Tuesday, July 20, 2010


I'll let you in on a little secret - officially I'm here in Israel to work with Bedouin women's organizations, but (here's the secret) I was kinda hoping to achieve peace in the Middle East while I was here.  When I've broached that topic with folks here, a common reply is "It's complicated".  I've spent some time trying to understand the complicating factors.  This past weekend I felt a glimpse.

As part of my journey to and through Israel, I've visited and slept in a variety of places.  I've slept on planes, trains, buses, and outside under an open-air tent.  I've spent the majority of my nights in the apartment I'm subletting in Beer Sheva.  I've visited friends and colleagues in their apartments.  Temporary places.

This weekend I visited and stayed with a Palestinian family in the village their family has lived in for generations.  As soon as I walked into their house (pictured above), I felt immediately at ease.  I was more relaxed than I've been at any point in my stay.  I hadn't realized how temporary those other places felt until I walked through their door - the door of the place they have lived, are living, and plan to keep living in for a very long time.  In other words, I felt a home.  Not my home, but a home.

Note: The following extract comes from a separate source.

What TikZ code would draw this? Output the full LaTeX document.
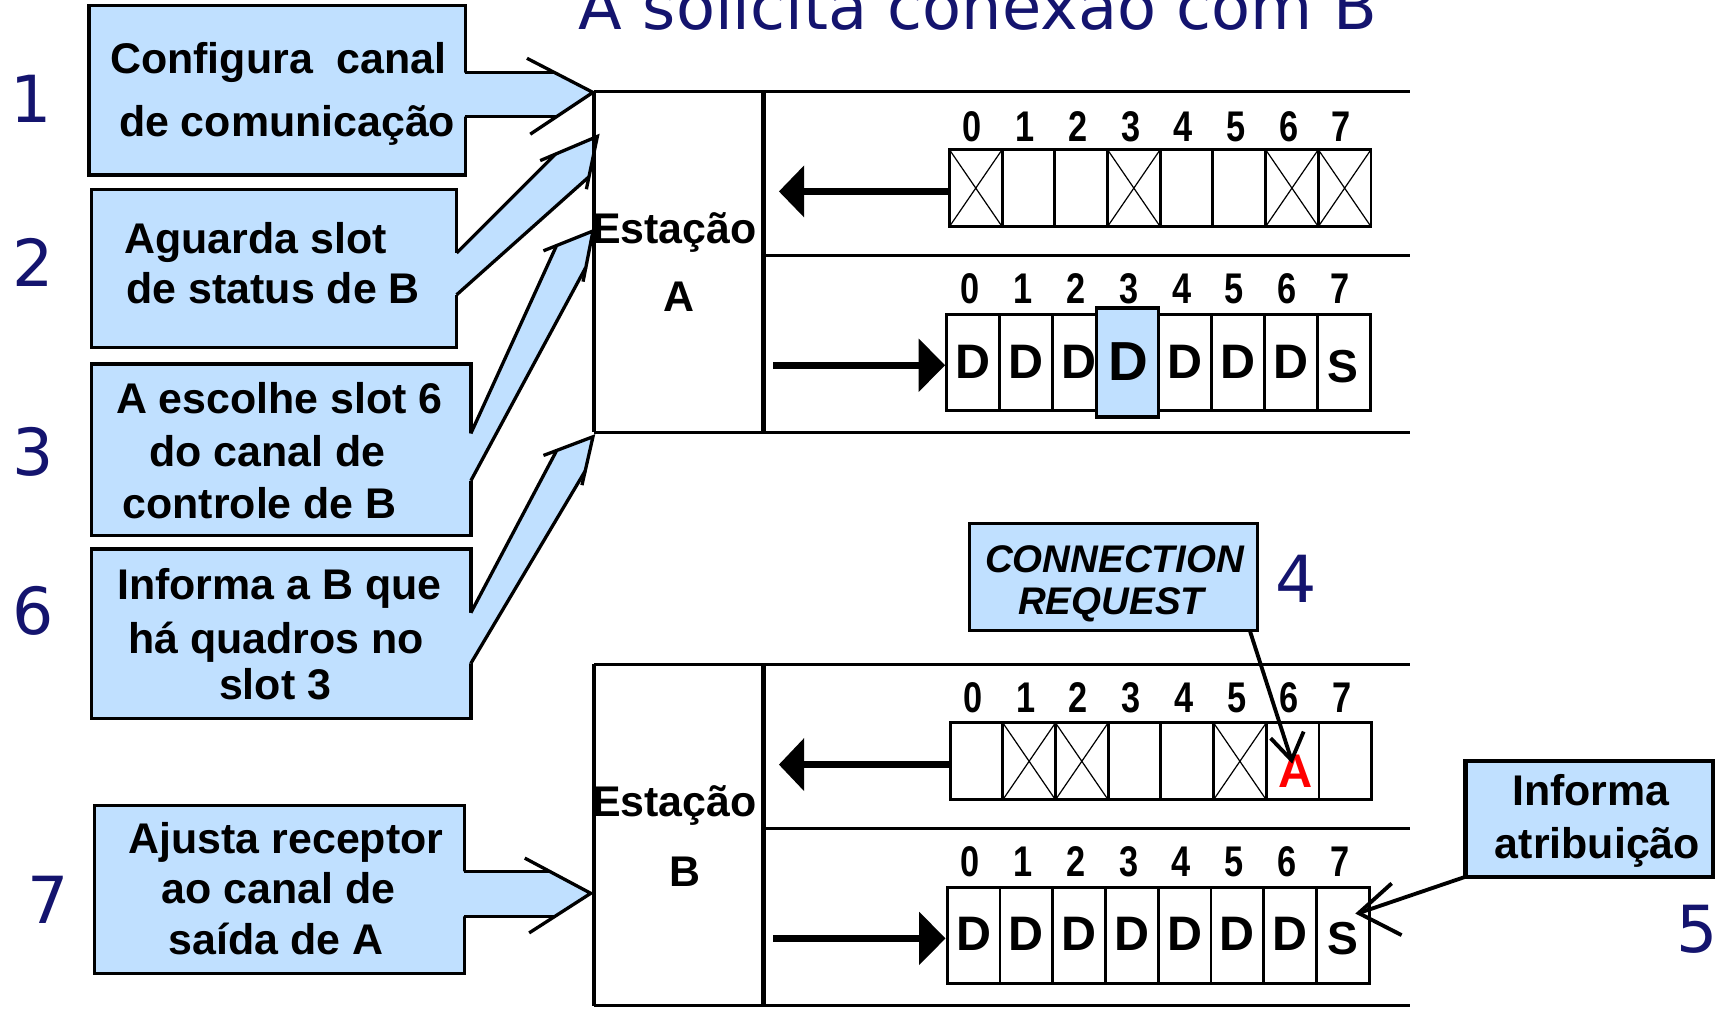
\documentclass[tikz,border=0pt]{standalone}
\usepackage{fontspec}
\setmainfont{Liberation Sans}
\newfontfamily\titlefont{DejaVu Sans}
\newfontfamily\digitfont{Liberation Sans}[FakeStretch=0.8]
\usetikzlibrary{arrows.meta}
\definecolor{navy}{RGB}{20,20,110}
\definecolor{lblue}{RGB}{192,224,255}
\definecolor{redA}{RGB}{255,0,0}
\newcommand\fsz[1]{\fontsize{#1}{#1}\selectfont}
\newcommand\callout[1]{%
  \fill[lblue] (#1A1) ++(-2.5,0) -- (#1A1) -- (#1P1) -- (#1T) -- (#1P2) -- (#1A2) -- ++(-2.5,0) -- cycle;
  \draw[line width=3] (#1A1) -- (#1P1) (#1A2) -- (#1P2);
  \draw[line width=3, line join=miter] (#1W1) -- (#1T) -- (#1W2);
}
\begin{document}
\begin{tikzpicture}[x=1pt,y=-1pt,
  boxtext/.style={font=\bfseries\fsz{39}, inner sep=0, anchor=base},
  num/.style={font=\titlefont\fsz{59}, text=navy, inner sep=0, anchor=base},
  digit/.style={font=\digitfont\bfseries\fsz{39}, inner sep=0, anchor=base},
  letter/.style={font=\bfseries\fsz{44}, inner sep=0, anchor=base},
  cell/.style={draw, line width=2.6, minimum width=47.9, minimum height=70, inner sep=0, outer sep=0},
  tallcell/.style={cell, minimum height=87},
  xline/.style={line width=1.1},
  stline/.style={line width=3},
  sbox/.style={draw, fill=lblue, line width=3, inner sep=0, outer sep=0, anchor=north west},
  rowarrow/.style={line width=6},
]
\useasboundingbox (0,0) rectangle (1568,920);

% title and step numbers
\node[font=\titlefont\fsz{58}, text=navy, anchor=base west, inner sep=0] (title) at (526,27) {A solicita conexão com B};
\node[num] (n1) at (28,111) {1};
\node[num] (n2) at (30,260) {2};
\node[num] (n3) at (30,432) {3};
\node[num] (n6) at (30,577) {6};
\node[num] (n7) at (44,839) {7};
\node[num] (n4) at (1178,548) {4};
\node[num] (n5) at (1543,866) {5};

% callout boxes
\node[sbox, minimum width=342, minimum height=154] (box1) at (81,5) {};
\node[sbox, minimum width=332, minimum height=144] (box2) at (83,172) {};
\node[sbox, minimum width=345, minimum height=156] (box3) at (83,331) {};
\node[sbox, minimum width=345, minimum height=154] (box6) at (83,499) {};
\node[sbox, minimum width=336, minimum height=153] (box7) at (86,732) {};

\coordinate (b1A1) at (423,66);   \coordinate (b1A2) at (423,106);
\coordinate (b1P1) at (504,66);   \coordinate (b1P2) at (506,106);
\coordinate (b1T) at (539,84);    \coordinate (b1W1) at (479,53); \coordinate (b1W2) at (482,122);
\coordinate (b2A1) at (415,230);  \coordinate (b2A2) at (415,268);
\coordinate (b2P1) at (505,140);  \coordinate (b2P2) at (535,161);
\coordinate (b2T) at (543,124);   \coordinate (b2W1) at (491,146); \coordinate (b2W2) at (533,172);
\coordinate (b3A1) at (428,394);  \coordinate (b3A2) at (428,437);
\coordinate (b3P1) at (506,223);  \coordinate (b3P2) at (532.5,243);
\coordinate (b3T) at (539,210);   \coordinate (b3W1) at (494,228); \coordinate (b3W2) at (530,256);
\coordinate (b6A1) at (428,557);  \coordinate (b6A2) at (428,603);
\coordinate (b6P1) at (506,409.5);\coordinate (b6P2) at (532,428);
\coordinate (b6T) at (539,397);   \coordinate (b6W1) at (494,414); \coordinate (b6W2) at (529,441);
\coordinate (b7A1) at (422,792);  \coordinate (b7A2) at (422,833);
\coordinate (b7P1) at (499.5,792);\coordinate (b7P2) at (504,833);
\coordinate (b7T) at (537,812);   \coordinate (b7W1) at (477,780); \coordinate (b7W2) at (481,848);
\callout{b1}\callout{b2}\callout{b3}\callout{b6}\callout{b7}

% callout texts
\node[boxtext] (t11) at (253,67) {Configura\ \ canal};
\node[boxtext] (t12) at (261,124) {de comunicação};
\node[boxtext, anchor=base west] (t21) at (113,230) {Aguarda slot};
\node[boxtext, anchor=base west] (t22) at (115,276) {de status de B};
\node[boxtext] (t31) at (254,376) {A escolhe slot 6};
\node[boxtext] (t32) at (243,424) {do canal de};
\node[boxtext] (t33) at (236,471) {controle de B};
\node[boxtext] (t61) at (254,545) {Informa a B que};
\node[boxtext] (t62) at (251,594) {há quadros no};
\node[boxtext] (t63) at (250,636) {slot 3};
\node[boxtext] (t71) at (260,776) {Ajusta receptor};
\node[boxtext] (t72) at (253,821) {ao canal de};
\node[boxtext] (t73) at (251,868) {saída de A};

% ---------- Station A ----------
\node[boxtext, anchor=base west] (estA) at (538,221) {Estação};
\node[boxtext] (labA) at (617,283) {A};
\coordinate (sA1) at (540,83);  \coordinate (sA2) at (1282,83);
\coordinate (sA3) at (540,393); \coordinate (sA4) at (1282,393);
\coordinate (sA5) at (694,83);  \coordinate (sA6) at (694,393);
\coordinate (sA7) at (694,232); \coordinate (sA8) at (1282,232);
\draw[stline] (sA1) -- (sA2) (sA3) -- (sA4) (sA1) -- (sA3) (sA7) -- (sA8);
\draw[line width=5] (sA5) -- (sA6);

% A top row (outgoing)
\foreach \i in {0,...,7} {
  \node[cell] (At\i) at ({863+47.9*(\i+0.5)},171) {};
  \node[digit] (Atd\i) at ({863+47.9*(\i+0.5)-3},129) {\i};
}
\foreach \i in {0,3,6,7} {
  \draw[xline] (At\i.north west) -- (At\i.south east) (At\i.north east) -- (At\i.south west);
}
\coordinate (AtE) at (708,174);
\draw[rowarrow, -{Triangle[length=23pt,width=46pt]}] (At0.west |- AtE) -- (AtE);

% A bottom row (incoming)
\foreach \i in {0,...,7} {
  \node[tallcell, minimum width=48.1] (Ab\i) at ({860.6+48.1*(\i+0.5)},329.5) {};
  \node[digit] (Abd\i) at ({860.6+48.1*(\i+0.5)-3},276) {\i};
}
\foreach \i in {0,1,2,4,5,6} {
  \node[letter] (Abl\i) at ({860.6+48.1*(\i+0.5)},344) {D};
}
\node[draw, fill=lblue, line width=3, minimum width=56, minimum height=99, inner sep=0, outer sep=0] (Abhl) at (1025,329.5) {};
\node[letter, font=\bfseries\fsz{50}] (Abl3) at (1025.5,345.5) {D};
\node[letter, font=\bfseries\fsz{42}] (Abl7) at (1221,348) {S};
\coordinate (AbS) at (703,332);
\draw[rowarrow, -{Triangle[length=24pt,width=47pt]}, shorten >=1.5pt] (AbS) -- (Ab0.west |- AbS);

% ---------- Station B ----------
\node[boxtext, anchor=base west] (estB) at (538,742) {Estação};
\node[boxtext] (labB) at (623,806) {B};
\coordinate (sB1) at (540,604);  \coordinate (sB2) at (1282,604);
\coordinate (sB3) at (540,914);  \coordinate (sB4) at (1282,914);
\coordinate (sB5) at (694,604);  \coordinate (sB6) at (694,914);
\coordinate (sB7) at (694,753);  \coordinate (sB8) at (1282,753);
\draw[stline] (sB1) -- (sB2) (sB3) -- (sB4) (sB1) -- (sB3) (sB7) -- (sB8);
\draw[line width=5] (sB5) -- (sB6);

% B top row
\foreach \i in {0,...,7} {
  \node[cell] (Bt\i) at ({863.6+47.9*(\i+0.5)},692) {};
  \node[digit] (Btd\i) at ({863.6+47.9*(\i+0.5)-3},648) {\i};
}
\foreach \i in {1,2,5} {
  \draw[xline] (Bt\i.north west) -- (Bt\i.south east) (Bt\i.north east) -- (Bt\i.south west);
}
\node[letter, font=\bfseries\fsz{43}, text=redA] (BtA) at (1178,716) {A};
\coordinate (BtE) at (708,695);
\draw[rowarrow, -{Triangle[length=23pt,width=47pt]}] (Bt0.west |- BtE) -- (BtE);

% B bottom row
\foreach \i in {0,...,7} {
  \node[tallcell, minimum width=47.95] (Bb\i) at ({861+47.95*(\i+0.5)},850.35) {};
  \node[digit] (Bbd\i) at ({861+47.95*(\i+0.5)-3},797) {\i};
}
\foreach \i in {0,...,6} {
  \node[letter] (Bbl\i) at ({861+47.95*(\i+0.5)},864) {D};
}
\node[letter, font=\bfseries\fsz{42}] (Bbl7) at (1221,868) {S};
\coordinate (BbS) at (703,853);
\draw[rowarrow, -{Triangle[length=24pt,width=47pt]}, shorten >=1.5pt] (BbS) -- (Bb0.west |- BbS);

% CONNECTION REQUEST
\node[sbox, minimum width=262, minimum height=97] (cr) at (881,476) {};
\node[font=\bfseries\itshape\fsz{35}, anchor=base, inner sep=0] (crt1) at (1013,520) {CONNECTION};
\node[font=\bfseries\itshape\fsz{35}, anchor=base, inner sep=0] (crt2) at (1010,559) {REQUEST};
\coordinate (crT) at (1174,691);
\coordinate (crW1) at (1155,671);
\coordinate (crW2) at (1185,665);
\draw[line width=3.5] ([xshift=-7]cr.south east) -- (crT);
\draw[line width=3.5] (crW1) -- (crT) -- (crW2);

% Informa atribuicao
\node[sbox, line width=4, minimum width=225, minimum height=105] (inf) at (1332,692) {};
\node[boxtext] (inft1) at (1446,732) {Informa};
\node[boxtext] (inft2) at (1452,780) {atribuição};
\coordinate (infT) at (1235,830);
\coordinate (infW1) at (1265,803);
\coordinate (infW2) at (1274,850);
\draw[line width=3.5] (inf.south west) -- (infT);
\draw[line width=3.5] (infW1) -- (infT) -- (infW2);
\end{tikzpicture}
\end{document}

That feeling helped me understand the heart of the conflict in this area.  Jews and Palestinians both want that feeling.  They both want to feel at home.  And they both believe they can only get that feeling from the same piece of geography.  This is not a great insight for most folks, but for me there's a difference between knowing something and feeling something.  And, thanks to the hospitality of this family, I feel like I understand the complicated situation more clearly.